Task directions ▸
Which lines hold the word "that"? Copy each of them.

Given data ▸

------------------------------------

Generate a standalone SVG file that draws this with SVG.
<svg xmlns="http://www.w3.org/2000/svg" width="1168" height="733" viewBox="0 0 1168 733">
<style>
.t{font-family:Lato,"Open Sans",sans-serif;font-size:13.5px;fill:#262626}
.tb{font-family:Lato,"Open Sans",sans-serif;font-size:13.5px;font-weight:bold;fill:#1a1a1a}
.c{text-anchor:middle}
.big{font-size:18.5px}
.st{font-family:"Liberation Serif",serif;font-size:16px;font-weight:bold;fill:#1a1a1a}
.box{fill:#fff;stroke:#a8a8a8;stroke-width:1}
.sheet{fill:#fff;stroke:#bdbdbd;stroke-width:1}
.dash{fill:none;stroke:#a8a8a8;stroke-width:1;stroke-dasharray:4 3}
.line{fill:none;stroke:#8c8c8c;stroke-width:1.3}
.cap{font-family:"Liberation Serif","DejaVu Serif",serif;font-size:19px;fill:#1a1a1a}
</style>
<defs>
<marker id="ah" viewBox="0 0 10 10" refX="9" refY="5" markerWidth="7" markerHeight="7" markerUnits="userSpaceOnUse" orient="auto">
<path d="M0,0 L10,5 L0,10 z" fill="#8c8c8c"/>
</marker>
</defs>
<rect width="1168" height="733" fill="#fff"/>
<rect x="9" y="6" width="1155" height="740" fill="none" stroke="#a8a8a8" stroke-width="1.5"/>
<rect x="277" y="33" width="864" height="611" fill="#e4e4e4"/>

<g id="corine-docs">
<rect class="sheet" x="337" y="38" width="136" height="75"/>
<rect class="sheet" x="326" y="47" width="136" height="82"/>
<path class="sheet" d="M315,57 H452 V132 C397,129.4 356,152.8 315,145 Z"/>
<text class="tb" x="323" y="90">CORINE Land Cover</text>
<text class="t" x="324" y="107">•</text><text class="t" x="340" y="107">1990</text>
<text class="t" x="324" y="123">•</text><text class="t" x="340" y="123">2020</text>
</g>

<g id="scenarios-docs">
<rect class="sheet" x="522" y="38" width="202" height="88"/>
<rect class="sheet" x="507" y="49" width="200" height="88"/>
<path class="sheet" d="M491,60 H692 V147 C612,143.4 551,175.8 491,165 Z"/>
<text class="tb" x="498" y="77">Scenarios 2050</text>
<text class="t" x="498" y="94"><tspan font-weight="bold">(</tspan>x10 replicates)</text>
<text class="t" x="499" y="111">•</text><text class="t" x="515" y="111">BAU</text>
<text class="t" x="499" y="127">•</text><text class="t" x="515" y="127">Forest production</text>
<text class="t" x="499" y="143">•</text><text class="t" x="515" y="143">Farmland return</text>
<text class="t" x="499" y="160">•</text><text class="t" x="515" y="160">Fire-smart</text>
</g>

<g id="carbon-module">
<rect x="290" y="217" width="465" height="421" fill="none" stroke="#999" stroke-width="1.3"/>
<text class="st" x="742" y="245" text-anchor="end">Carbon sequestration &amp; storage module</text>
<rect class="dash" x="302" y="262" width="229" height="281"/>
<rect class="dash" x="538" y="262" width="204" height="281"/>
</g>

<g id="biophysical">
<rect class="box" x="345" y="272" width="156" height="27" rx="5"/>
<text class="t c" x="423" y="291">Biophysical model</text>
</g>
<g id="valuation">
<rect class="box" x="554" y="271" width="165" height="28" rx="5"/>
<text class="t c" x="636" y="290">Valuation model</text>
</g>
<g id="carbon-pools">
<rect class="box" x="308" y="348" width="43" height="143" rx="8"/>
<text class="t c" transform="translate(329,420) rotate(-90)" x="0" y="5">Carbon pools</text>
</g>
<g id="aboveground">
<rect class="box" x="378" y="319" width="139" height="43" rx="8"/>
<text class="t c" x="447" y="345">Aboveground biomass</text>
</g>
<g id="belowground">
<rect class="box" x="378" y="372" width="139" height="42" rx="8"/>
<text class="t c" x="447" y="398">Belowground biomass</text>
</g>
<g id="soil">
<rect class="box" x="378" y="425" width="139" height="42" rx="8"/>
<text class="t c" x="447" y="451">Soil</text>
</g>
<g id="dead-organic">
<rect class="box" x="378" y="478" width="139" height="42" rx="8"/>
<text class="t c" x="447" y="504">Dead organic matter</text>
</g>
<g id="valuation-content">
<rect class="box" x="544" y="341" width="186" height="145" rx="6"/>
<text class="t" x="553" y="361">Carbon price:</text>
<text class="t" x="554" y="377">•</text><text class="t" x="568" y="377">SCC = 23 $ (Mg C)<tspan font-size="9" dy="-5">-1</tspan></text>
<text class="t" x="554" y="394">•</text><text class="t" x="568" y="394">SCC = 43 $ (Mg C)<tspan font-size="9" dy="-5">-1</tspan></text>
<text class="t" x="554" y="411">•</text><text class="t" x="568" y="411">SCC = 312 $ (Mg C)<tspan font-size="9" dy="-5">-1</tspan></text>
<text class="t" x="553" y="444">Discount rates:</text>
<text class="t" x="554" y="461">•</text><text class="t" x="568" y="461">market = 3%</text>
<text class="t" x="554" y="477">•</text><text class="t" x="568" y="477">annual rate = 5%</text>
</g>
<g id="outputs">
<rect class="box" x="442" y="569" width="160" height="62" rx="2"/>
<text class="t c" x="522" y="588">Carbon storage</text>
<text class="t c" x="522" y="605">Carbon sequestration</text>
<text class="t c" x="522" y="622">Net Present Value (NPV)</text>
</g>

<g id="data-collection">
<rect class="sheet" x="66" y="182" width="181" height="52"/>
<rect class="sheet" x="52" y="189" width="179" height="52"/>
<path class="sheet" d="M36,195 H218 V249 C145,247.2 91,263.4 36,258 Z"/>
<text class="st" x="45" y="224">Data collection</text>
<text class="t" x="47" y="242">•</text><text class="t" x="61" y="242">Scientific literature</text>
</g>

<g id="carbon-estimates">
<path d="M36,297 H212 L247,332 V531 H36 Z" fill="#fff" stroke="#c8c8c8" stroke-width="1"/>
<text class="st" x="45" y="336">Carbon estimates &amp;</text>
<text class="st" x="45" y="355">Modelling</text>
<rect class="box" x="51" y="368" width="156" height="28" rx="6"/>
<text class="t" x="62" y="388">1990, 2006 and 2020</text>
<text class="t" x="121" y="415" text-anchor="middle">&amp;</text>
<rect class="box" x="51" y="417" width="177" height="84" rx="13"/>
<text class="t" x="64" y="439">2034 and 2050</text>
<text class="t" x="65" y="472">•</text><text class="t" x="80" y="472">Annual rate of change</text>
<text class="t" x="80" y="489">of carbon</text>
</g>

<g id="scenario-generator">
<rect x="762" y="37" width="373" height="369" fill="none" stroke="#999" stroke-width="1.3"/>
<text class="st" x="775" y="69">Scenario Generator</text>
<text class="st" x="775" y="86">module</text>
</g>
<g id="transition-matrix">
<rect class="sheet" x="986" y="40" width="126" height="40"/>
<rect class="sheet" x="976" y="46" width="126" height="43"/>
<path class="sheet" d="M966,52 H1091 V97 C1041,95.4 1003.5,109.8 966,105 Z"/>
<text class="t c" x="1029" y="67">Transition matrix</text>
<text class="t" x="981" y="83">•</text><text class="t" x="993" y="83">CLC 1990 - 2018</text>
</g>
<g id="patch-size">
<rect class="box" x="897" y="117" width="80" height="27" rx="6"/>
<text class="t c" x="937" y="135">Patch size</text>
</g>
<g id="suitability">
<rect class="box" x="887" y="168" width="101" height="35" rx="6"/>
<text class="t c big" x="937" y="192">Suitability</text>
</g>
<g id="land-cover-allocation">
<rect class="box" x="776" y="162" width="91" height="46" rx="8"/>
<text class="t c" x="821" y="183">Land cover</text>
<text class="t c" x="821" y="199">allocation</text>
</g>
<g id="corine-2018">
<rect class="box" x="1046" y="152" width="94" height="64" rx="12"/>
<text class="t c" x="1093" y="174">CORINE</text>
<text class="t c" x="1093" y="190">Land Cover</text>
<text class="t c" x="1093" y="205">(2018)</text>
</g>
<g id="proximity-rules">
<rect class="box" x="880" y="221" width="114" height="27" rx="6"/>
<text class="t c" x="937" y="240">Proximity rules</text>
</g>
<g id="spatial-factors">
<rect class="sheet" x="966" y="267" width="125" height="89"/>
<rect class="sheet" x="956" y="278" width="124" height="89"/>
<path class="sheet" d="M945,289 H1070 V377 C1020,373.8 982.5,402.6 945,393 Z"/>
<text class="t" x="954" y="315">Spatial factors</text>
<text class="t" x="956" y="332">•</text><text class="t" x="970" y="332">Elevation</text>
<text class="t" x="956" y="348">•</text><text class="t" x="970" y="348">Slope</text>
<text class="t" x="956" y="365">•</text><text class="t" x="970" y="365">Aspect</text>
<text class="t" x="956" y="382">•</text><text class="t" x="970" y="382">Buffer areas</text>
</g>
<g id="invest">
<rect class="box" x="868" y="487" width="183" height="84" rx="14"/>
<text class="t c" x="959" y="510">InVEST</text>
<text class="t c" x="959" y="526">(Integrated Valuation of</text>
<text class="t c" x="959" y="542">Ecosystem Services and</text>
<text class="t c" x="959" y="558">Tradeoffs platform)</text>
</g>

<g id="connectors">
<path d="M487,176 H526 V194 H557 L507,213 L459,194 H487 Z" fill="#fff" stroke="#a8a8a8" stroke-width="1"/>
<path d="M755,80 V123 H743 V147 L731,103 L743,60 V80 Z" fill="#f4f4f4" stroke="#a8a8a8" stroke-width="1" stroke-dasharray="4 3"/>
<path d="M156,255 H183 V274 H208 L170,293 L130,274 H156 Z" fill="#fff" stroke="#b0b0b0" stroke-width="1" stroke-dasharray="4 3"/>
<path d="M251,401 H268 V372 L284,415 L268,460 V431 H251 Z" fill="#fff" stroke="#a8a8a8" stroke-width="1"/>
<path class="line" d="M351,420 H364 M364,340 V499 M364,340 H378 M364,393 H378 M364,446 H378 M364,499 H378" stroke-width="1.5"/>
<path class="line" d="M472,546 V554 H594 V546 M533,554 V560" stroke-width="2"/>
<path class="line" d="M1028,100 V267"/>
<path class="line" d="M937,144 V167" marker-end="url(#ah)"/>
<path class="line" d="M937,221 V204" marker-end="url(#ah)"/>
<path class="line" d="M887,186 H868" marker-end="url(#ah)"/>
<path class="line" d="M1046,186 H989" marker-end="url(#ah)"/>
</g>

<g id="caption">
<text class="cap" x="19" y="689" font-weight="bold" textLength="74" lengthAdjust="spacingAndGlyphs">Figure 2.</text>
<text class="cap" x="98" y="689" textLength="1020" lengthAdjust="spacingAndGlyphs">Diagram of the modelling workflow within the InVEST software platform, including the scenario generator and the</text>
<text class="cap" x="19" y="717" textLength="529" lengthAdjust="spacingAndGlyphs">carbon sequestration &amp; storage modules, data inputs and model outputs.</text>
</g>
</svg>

------------------------------------

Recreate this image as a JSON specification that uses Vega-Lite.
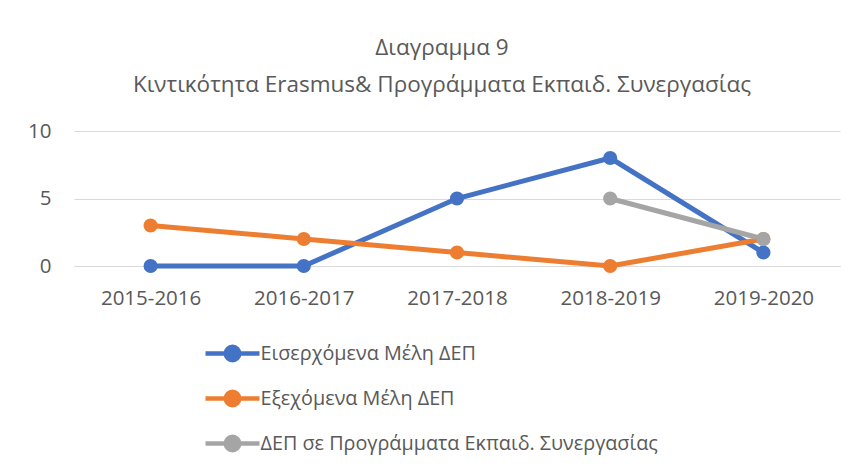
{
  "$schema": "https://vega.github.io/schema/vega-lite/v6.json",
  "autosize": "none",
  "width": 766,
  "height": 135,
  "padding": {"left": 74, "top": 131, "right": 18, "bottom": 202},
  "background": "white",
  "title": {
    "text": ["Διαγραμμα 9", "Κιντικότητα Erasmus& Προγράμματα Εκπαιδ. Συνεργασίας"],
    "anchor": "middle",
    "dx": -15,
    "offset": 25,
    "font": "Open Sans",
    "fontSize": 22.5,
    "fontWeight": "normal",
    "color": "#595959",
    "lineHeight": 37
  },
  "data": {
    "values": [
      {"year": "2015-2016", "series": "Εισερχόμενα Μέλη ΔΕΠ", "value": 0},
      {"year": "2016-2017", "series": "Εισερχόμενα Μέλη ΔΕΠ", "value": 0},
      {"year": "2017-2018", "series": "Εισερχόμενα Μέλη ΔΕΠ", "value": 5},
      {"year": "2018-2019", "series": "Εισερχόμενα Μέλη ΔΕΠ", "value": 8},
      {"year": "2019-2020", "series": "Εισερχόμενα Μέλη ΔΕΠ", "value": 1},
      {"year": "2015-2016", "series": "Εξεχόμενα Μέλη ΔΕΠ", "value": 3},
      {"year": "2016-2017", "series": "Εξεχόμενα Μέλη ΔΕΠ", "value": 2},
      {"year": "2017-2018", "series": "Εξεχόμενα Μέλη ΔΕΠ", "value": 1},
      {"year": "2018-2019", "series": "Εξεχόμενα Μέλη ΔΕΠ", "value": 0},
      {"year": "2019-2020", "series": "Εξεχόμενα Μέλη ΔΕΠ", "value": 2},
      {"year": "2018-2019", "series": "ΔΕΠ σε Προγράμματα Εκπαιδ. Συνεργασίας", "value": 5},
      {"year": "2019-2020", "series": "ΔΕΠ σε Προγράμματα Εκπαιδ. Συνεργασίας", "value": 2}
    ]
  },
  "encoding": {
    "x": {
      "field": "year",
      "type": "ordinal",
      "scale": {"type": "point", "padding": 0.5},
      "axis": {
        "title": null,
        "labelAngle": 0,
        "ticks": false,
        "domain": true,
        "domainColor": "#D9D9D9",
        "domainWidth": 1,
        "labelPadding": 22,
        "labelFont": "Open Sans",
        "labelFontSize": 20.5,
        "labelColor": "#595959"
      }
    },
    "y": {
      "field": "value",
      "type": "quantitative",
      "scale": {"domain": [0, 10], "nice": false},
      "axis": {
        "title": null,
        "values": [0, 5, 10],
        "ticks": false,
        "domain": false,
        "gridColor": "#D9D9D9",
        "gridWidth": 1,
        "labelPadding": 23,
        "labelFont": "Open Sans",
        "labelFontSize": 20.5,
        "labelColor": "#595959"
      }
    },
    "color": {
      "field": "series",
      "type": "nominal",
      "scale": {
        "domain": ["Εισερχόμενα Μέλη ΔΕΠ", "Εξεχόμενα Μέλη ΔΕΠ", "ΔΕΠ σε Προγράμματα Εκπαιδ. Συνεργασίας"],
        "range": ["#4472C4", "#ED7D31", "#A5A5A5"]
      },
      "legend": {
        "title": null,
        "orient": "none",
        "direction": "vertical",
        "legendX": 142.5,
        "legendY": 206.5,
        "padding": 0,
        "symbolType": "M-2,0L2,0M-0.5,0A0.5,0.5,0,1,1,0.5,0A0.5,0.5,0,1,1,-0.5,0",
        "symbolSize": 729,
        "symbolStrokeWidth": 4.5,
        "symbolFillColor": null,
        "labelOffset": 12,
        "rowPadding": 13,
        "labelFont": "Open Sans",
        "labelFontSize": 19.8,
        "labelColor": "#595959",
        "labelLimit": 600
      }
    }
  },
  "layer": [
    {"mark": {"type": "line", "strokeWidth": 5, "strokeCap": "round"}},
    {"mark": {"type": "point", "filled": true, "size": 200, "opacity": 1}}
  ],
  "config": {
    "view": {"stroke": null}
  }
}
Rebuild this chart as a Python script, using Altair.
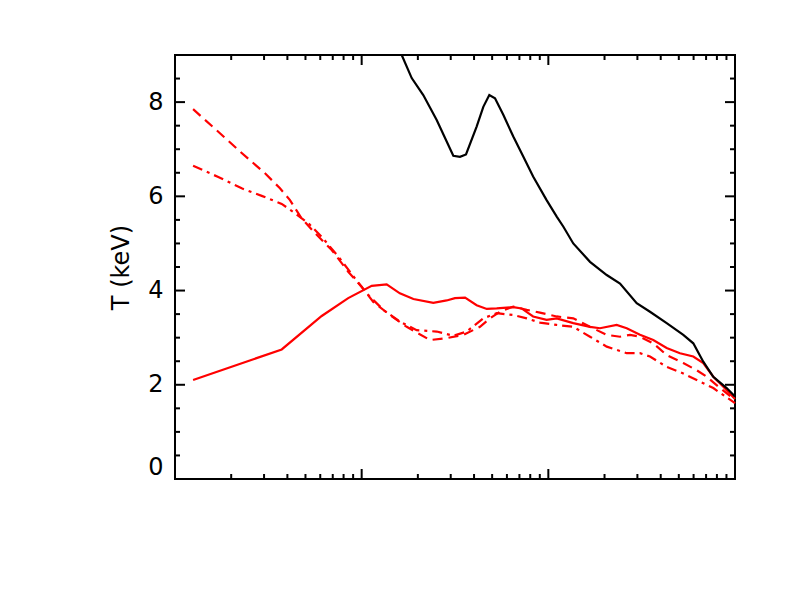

------------------------------------

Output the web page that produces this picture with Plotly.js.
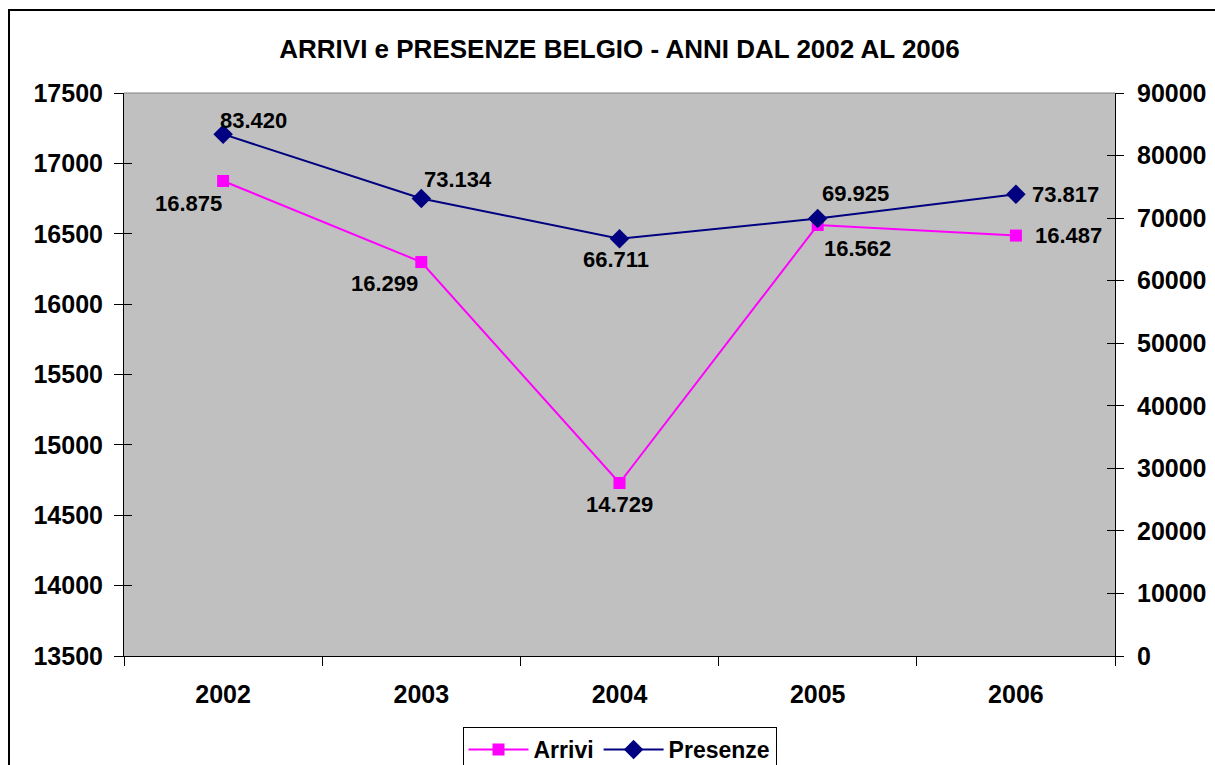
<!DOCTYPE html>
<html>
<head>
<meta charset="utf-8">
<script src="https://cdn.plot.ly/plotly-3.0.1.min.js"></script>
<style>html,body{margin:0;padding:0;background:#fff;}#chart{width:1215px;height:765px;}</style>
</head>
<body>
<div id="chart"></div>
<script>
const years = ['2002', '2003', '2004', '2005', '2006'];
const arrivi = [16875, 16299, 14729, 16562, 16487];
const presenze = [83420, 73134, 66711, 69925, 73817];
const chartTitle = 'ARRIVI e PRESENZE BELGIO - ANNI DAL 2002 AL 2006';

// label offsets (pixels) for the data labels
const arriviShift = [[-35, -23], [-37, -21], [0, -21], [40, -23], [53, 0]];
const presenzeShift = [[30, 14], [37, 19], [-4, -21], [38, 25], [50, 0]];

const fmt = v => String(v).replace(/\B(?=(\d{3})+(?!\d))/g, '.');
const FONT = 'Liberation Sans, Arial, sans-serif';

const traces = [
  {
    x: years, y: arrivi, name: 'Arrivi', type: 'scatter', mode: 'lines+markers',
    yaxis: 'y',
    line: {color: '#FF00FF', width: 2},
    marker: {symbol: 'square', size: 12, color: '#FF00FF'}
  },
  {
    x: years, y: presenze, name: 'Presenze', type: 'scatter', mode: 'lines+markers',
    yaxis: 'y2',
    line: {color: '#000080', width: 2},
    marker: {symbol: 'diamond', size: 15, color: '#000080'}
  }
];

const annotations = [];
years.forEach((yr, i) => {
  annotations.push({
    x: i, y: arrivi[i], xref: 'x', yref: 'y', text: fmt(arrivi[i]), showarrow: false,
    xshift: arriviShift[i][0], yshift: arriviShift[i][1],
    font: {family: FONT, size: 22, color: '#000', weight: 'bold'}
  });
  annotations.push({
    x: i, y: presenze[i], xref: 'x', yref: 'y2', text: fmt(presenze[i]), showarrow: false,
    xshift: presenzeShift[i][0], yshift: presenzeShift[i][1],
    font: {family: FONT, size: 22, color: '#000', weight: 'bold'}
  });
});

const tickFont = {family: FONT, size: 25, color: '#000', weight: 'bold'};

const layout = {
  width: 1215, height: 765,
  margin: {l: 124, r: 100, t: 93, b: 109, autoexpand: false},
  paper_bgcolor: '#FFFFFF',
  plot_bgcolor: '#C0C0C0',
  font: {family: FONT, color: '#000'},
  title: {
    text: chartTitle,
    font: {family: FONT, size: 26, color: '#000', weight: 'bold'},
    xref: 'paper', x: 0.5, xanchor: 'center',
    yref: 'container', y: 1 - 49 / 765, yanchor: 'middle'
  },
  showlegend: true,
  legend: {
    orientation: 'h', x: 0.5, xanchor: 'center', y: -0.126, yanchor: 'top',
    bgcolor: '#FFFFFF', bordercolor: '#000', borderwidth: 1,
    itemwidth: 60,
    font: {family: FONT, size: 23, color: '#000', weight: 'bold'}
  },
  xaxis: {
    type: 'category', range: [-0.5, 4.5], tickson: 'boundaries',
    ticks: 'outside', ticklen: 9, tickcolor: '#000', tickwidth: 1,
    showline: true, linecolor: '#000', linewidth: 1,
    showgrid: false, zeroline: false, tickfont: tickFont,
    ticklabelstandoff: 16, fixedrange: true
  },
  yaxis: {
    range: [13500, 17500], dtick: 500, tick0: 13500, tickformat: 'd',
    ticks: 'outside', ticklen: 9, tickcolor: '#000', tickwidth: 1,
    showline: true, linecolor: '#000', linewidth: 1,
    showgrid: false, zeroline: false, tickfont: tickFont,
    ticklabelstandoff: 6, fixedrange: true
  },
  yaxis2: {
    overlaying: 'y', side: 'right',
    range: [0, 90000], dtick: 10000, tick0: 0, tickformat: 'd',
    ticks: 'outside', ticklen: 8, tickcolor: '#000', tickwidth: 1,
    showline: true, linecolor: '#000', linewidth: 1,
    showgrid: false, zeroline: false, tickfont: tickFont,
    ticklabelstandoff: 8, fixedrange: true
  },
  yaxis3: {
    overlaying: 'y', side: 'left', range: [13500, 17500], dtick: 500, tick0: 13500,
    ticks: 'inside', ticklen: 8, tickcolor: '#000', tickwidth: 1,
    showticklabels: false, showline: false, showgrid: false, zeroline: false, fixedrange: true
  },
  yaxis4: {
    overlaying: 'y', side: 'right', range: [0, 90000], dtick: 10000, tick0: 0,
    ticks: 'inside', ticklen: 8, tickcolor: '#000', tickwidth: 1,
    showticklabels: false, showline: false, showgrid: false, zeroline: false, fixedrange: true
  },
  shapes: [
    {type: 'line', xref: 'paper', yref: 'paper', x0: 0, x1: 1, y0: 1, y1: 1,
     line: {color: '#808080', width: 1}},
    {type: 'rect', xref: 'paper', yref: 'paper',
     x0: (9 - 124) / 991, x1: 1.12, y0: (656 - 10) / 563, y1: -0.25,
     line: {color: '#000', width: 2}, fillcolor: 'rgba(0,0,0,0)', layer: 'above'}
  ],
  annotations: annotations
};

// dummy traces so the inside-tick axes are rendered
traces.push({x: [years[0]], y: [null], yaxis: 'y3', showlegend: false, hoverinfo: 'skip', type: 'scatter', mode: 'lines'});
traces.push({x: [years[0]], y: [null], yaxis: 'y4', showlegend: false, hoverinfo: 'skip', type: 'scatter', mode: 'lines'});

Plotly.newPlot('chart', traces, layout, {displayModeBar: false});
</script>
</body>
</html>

------------------------------------

Worked solution ▸
Generate a standalone SVG file that draws this with SVG.
Recreate this image as a JSON specification that uses Vega-Lite.
Output the web page that produces this picture with Plotly.js.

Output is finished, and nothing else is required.